The reason why the Tesla Cybertruck costs $100 thousand more

The reason why the Tesla Cybertruck costs $100 thousand more

A TESLA Cybertruck has hit a dealership’s showroom with a shocking sticker price.

Less than a month after going under the hammer, the sought-after Tesla Cybertruck is looking to fetch more than double its original sticker price.

A dealership in Florida took a bet, buying a Cybertruck at auction for $244,000.

The dealership bet the Cybertruck’s demand has outstripped supply, turning around and reselling the truck for $289,999, according to Automotive News.

That is a $45,000 upcharge from the auction cost.

The Cybertruck had less than 100 miles clocked in the odometer.

Tesla’s production Cybertrucks hit the market for the first time in November 2023.

At the launch event, CEO Elon Musk handed out ten copies of the electric pickup to drivers who had waited years for the company to fulfill their reservations.
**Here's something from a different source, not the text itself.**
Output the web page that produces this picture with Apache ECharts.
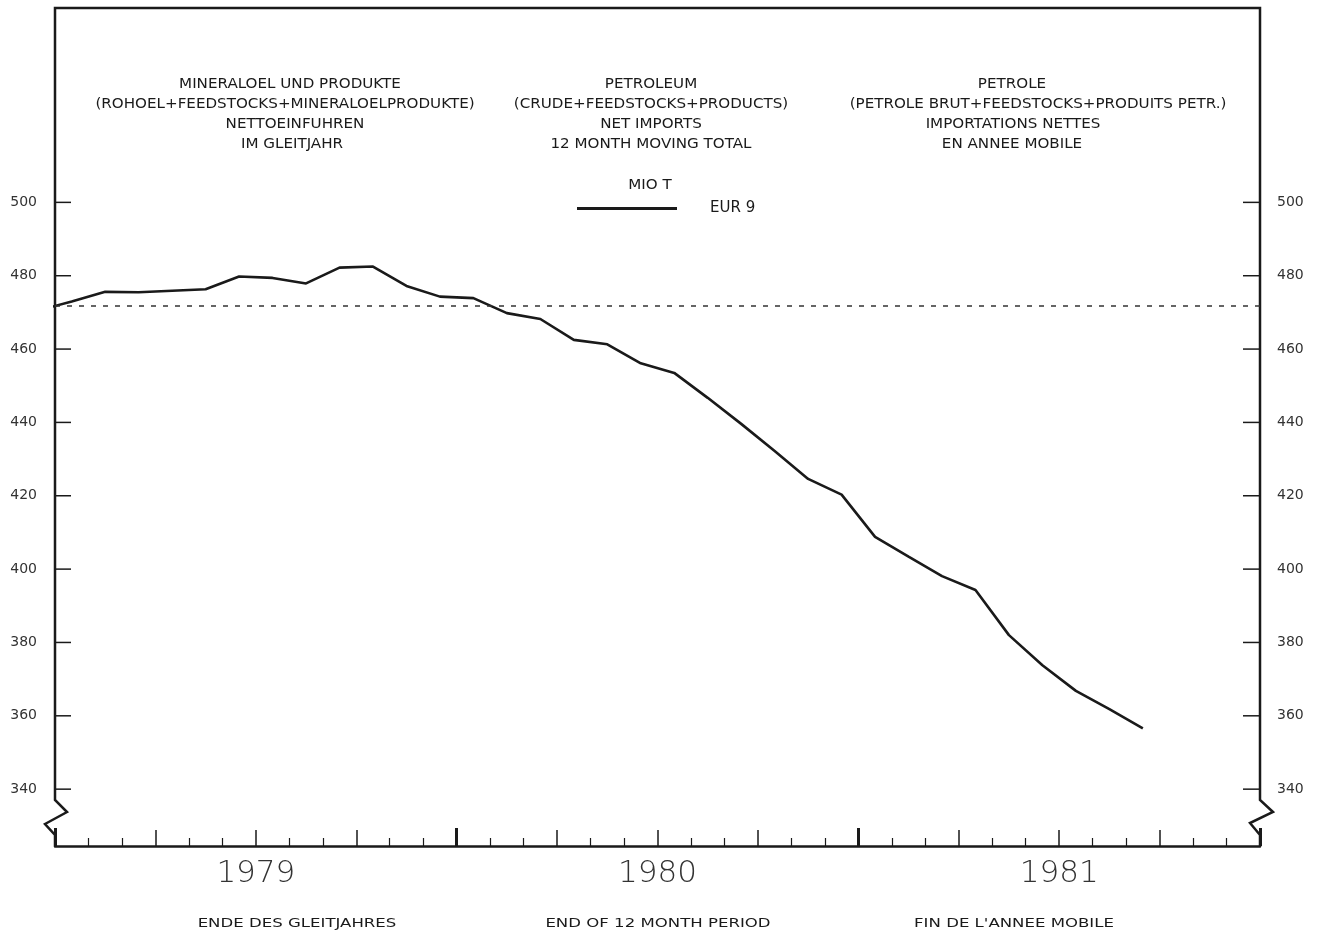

Musk announced the Cybertruck would come in three model options, ranging from $60,990 to just under $100,000.

The Cybertruck on the dealership lot is over $180,000 more than the top-line model of the new car.

Tesla has goals to produce 250,000 copies of the Cybertruck annually, according to Electrek.

Tesla’s gigafactory in Texas is ramping up as the company plans to churn out the pickup.

But only a couple thousand pickups have hit American roads so far.

Several celebrities have also made their way up the Cybertruck reservation lists.

Kim Kardashian, Pharrell Williams, Jay-Z, and Lady Gaga are a few A-listers who have a set of the electric wheels.

The truck captured a massive cultural cache – speculation arose about future music pairings from Jay-Z and Lady Gaga’s new trucks.

Williams cultivated a group of gawkers in Miami, as the pop singer and fashion brand head struggled to parallel park the vehicle.

“Celebrities are skipping the line,” one Cybertruck fan complained on Musk’s social media site X, formerly known as Twitter.

It is not known when any of the celebrities entered their reservations for the truck.

The lack of Cybertrucks and the cultural power of the vehicles appear to have artificially raised the price of the angular vehicles.

Upward price shifts forced Tesla to add anti-resale provisions to purchasing contracts, according to Kelley Blue Book.